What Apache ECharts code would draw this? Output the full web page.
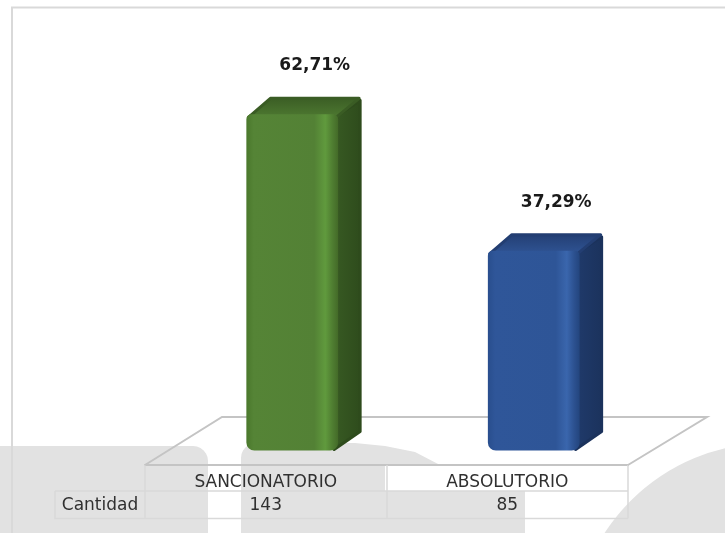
<!DOCTYPE html>
<html>
<head>
<meta charset="utf-8">
<script src="https://cdn.jsdelivr.net/npm/echarts@6/dist/echarts.min.js"></script>
<style>
  html, body { margin: 0; padding: 0; background: #fff; }
  #chart { width: 725px; height: 533px; }
</style>
</head>
<body>
<div id="chart"></div>
<script>
// datos
const categories = ['SANCIONATORIO', 'ABSOLUTORIO'];
const counts = [143, 85];
const percents = [62.71, 37.29];
const rowLabel = 'Cantidad';

// estilo de las barras 3D
const barColors = [
  {
    front: [['#4a782c', 0], ['#558436', 0.08], ['#538135', 0.74], ['#609a3d', 0.86], ['#4f7d31', 0.94], ['#436a28', 1]],
    side: ['#385b23', '#2e4b1c'],
    top: ['#3a5c24', '#4f7b32']
  },
  {
    front: [['#294e8d', 0], ['#2f5699', 0.08], ['#2e5597', 0.74], ['#3a66ad', 0.86], ['#2c5190', 0.94], ['#23457e', 1]],
    side: ['#203b6c', '#1b325c'],
    top: ['#233e72', '#305596']
  }
];

const GRID_LEFT = 145, GRID_RIGHT = 97, GRID_BOTTOM = 68, GRID_TOP = 63;
const SHIFT_X = 26.5, SHIFT_Y = -14.5;   // desplazamiento de la barra sobre el piso
const DX = 22, DY = -17;                 // profundidad
const BAR_RATIO = 0.38;
const LINE = '#d9d9d9', FLOOR = '#c4c4c4', WM = '#e2e2e2';
const TXT = '#303030';

function stops(list) {
  return list.map(s => ({ offset: s[1], color: s[0] }));
}

function fmtPct(v) {
  return v.toFixed(2).replace('.', ',') + '%';
}

// esquina redondeada aproximada (cuarto de arco)
function arc(cx, cy, r, a0, a1) {
  const pts = [];
  for (let k = 0; k <= 6; k++) {
    const a = (a0 + (a1 - a0) * k / 6) * Math.PI / 180;
    pts.push([cx + r * Math.cos(a), cy + r * Math.sin(a)]);
  }
  return pts;
}

const chart = echarts.init(document.getElementById('chart'));

const W = 725, H = 533;
const floorY = H - GRID_BOTTOM;
const rightX = W - GRID_RIGHT;

const wm1 = [[0, 446]].concat(arc(193, 461, 15, -90, 0), [[208, H], [0, H]]);
const wm2 = [[241, H]].concat(arc(256, 458, 15, 180, 270),
  [[355, 443], [385, 446], [415, 452], [440, 465], [385, 465], [385, 491], [525, 491], [525, H]]);

const option = {
  animation: false,
  grid: { left: GRID_LEFT, right: GRID_RIGHT, top: GRID_TOP, bottom: GRID_BOTTOM },
  xAxis: {
    type: 'category',
    data: categories,
    axisLine: { show: true, lineStyle: { color: FLOOR, width: 2 } },
    axisTick: { show: true, length: 53.5, lineStyle: { color: LINE, width: 1.5 } },
    axisLabel: {
      margin: 6.5,
      verticalAlign: 'top',
      formatter: (value, index) => '{a|' + value + '}\n{b|' + counts[index] + '}',
      rich: {
        a: { fontFamily: 'DejaVu Sans', fontSize: 17, color: TXT, lineHeight: 23 },
        b: { fontFamily: 'DejaVu Sans', fontSize: 17, color: TXT, lineHeight: 23 }
      }
    },
    splitLine: { show: false }
  },
  yAxis: { type: 'value', min: 0, max: 75, show: false },
  graphic: [
    // marca de agua
    { type: 'polygon', z: -10, shape: { points: wm1 }, style: { fill: WM } },
    { type: 'polygon', z: -10, shape: { points: wm2 }, style: { fill: WM } },
    { type: 'circle', z: -10, shape: { cx: 770, cy: 640, r: 197 }, style: { fill: WM } },
    // borde
    { type: 'polyline', z: -5, shape: { points: [[12, H], [12, 7.5], [W, 7.5]] }, style: { stroke: LINE, lineWidth: 2, fill: null } },
    // piso
    { type: 'polyline', z: 1, shape: { points: [[GRID_LEFT, floorY], [222, 417], [707, 417], [rightX, floorY]] }, style: { stroke: FLOOR, lineWidth: 2, fill: null } },
    // tabla
    { type: 'line', z: 1, shape: { x1: 55, y1: 491, x2: rightX, y2: 491 }, style: { stroke: LINE, lineWidth: 1.5 } },
    { type: 'polyline', z: 1, shape: { points: [[55, 491], [55, 518.5], [rightX, 518.5]] }, style: { stroke: LINE, lineWidth: 1.5, fill: null } },
    { type: 'text', z: 1, style: { text: rowLabel, x: 100, y: 506, align: 'center', verticalAlign: 'middle', font: '17px "DejaVu Sans"', fill: TXT } }
  ],
  series: [{
    type: 'custom',
    data: percents.map((v, i) => [i, v]),
    renderItem(params, api) {
      const i = params.dataIndex;
      const top = api.coord([api.value(0), api.value(1)]);
      const base = api.coord([api.value(0), 0]);
      const bw = api.size([1, 0])[0] * BAR_RATIO;
      const cx = top[0] + SHIFT_X;
      const yt = top[1] + SHIFT_Y;
      const yb = base[1] + SHIFT_Y;
      const xl = cx - bw / 2, xr = cx + bw / 2;
      const c = barColors[i];
      return {
        type: 'group',
        children: [
          {
            type: 'polygon',
            shape: { points: [[xr - 4, yb - 1], [xr + DX, yb + DY - 2], [xr + DX, yt + DY + 3], [xr - 4, yt + 3]] },
            style: {
              fill: { type: 'linear', x: 0, y: 0, x2: 1, y2: 0, colorStops: stops([[c.side[0], 0], [c.side[1], 1]]) },
              stroke: c.side[1], lineWidth: 3, lineJoin: 'round'
            }
          },
          {
            type: 'polygon',
            shape: { points: [[xl + 2, yt + 3], [xl + DX + 2, yt + DY + 1], [xr + DX - 1, yt + DY + 1], [xr - 2, yt + 3]] },
            style: {
              fill: { type: 'linear', x: 0, y: 0, x2: 0, y2: 1, colorStops: stops([[c.top[0], 0], [c.top[1], 1]]) },
              stroke: c.top[0], lineWidth: 3, lineJoin: 'round'
            }
          },
          {
            type: 'rect',
            shape: { x: xl, y: yt, width: bw, height: yb - yt, r: [5, 5, 8, 8] },
            style: { fill: { type: 'linear', x: 0, y: 0, x2: 1, y2: 0, colorStops: stops(c.front) } }
          },
          {
            type: 'text',
            style: {
              text: fmtPct(percents[i]), x: cx + 22.5, y: yt - 48.5,
              align: 'center', verticalAlign: 'middle',
              font: 'bold 17px "DejaVu Sans"', fill: '#1a1a1a'
            }
          }
        ]
      };
    }
  }]
};

chart.setOption(option);
</script>
</body>
</html>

- - - -

◆ TO BE DONE ◆
Extract, word for word, each line from the top of the data down to and including the line with "const rowLabel = 'Cantidad';"; skip the pictures.

◆ SOLUTION ◆
What Apache ECharts code would draw this? Output the full web page.
<!DOCTYPE html>
<html>
<head>
<meta charset="utf-8">
<script src="https://cdn.jsdelivr.net/npm/echarts@6/dist/echarts.min.js"></script>
<style>
  html, body { margin: 0; padding: 0; background: #fff; }
  #chart { width: 725px; height: 533px; }
</style>
</head>
<body>
<div id="chart"></div>
<script>
// datos
const categories = ['SANCIONATORIO', 'ABSOLUTORIO'];
const counts = [143, 85];
const percents = [62.71, 37.29];
const rowLabel = 'Cantidad';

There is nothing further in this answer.